Een opslag van minder dan 10 ton uitsluitend onbrandbare en niet brandonderhoudende stoffen ADR-klasse 8 verpakkingsgroep II en III zonder bijkomend gevaar en/of ADR-klasse 9 vindt plaats een grotere ruimte. In deze grotere ruimte vindt een opslag van koopmansgoederen plaats. Mag dit? Moet de hoeveelheid koopmansgoederen worden meegeteld met de totale hoeveelheid (tot 10 ton)?

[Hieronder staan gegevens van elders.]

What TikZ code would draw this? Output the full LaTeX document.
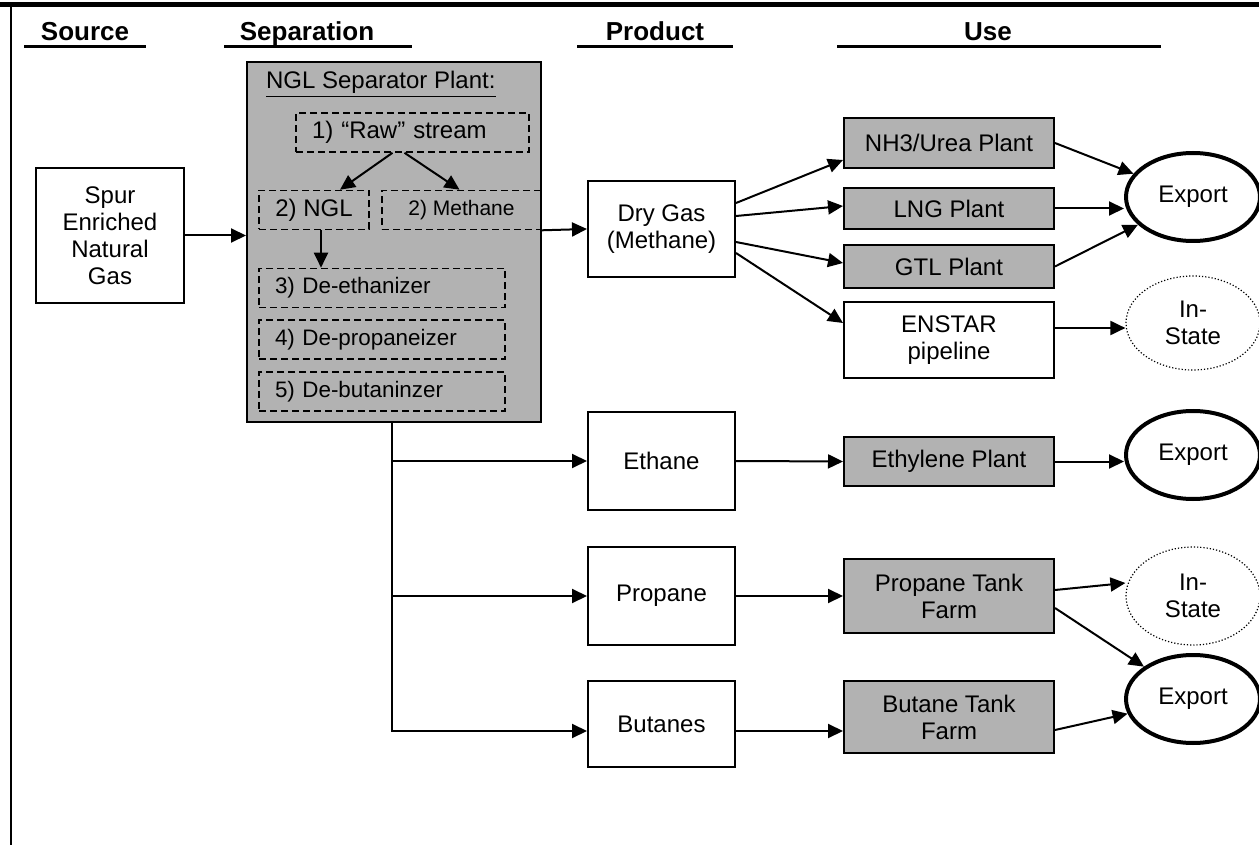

Volgens vs. 3.2.4 mag er in een inpandige voorziening ten hoogste 10 ton onbrandbare en/of niet brandonderhoudende verpakte stoffen van uitsluitend ADR-klasse 8, verpakkingsgroep II of III zonder bijkomend gevaar en/of ADR-klasse 9 worden opgeslagen.
Als er uitsluitend deze stoffen worden opgeslagen, dan gelden er geen WBDBO eisen aan een opslagvoorziening (vs. 3.2.11). Deze opslagvoorziening mag in een deel van een grotere ruimte worden gelegen zonder dat er een brandwerende scheiding is. Daarbij geldt alsnog dat:
- Het gedeelte waar opslag plaatsvindt, alleen voor de opslag van die stoffen mag worden benut.
- Dit duidelijk moet zijn aangegeven met gevaarspictogrammen.
- Onverkort de eisen gelden zoals productopvang, onverenigbare combinaties en (voor zover van toepassing) de andere eisen zoals geformuleerd in de paragrafen van hoofdstuk 3.
Volgens voorschrift 3.2.13 moet er bij deze opslagvoorziening een vrije ruimte van 2 meter worden aangehouden tot andere activiteiten. Deze afstand is duidelijk zichtbaar op de vloer aangegeven.
Zie ook: ADR klasse 8 vg II en III
In het overige deel van de ruimte mogen andere activiteiten of opslag plaatsvinden. Deze vallen niet onder PGS 15. Er mag dus ook opslag van koopmansgoederen plaats vinden. De hoeveelheid ervan hoeft niet opgeteld te worden bij de hoeveelheid gevaarlijke stoffen, omdat ze worden opgeslagen buiten de opslagvoorziening.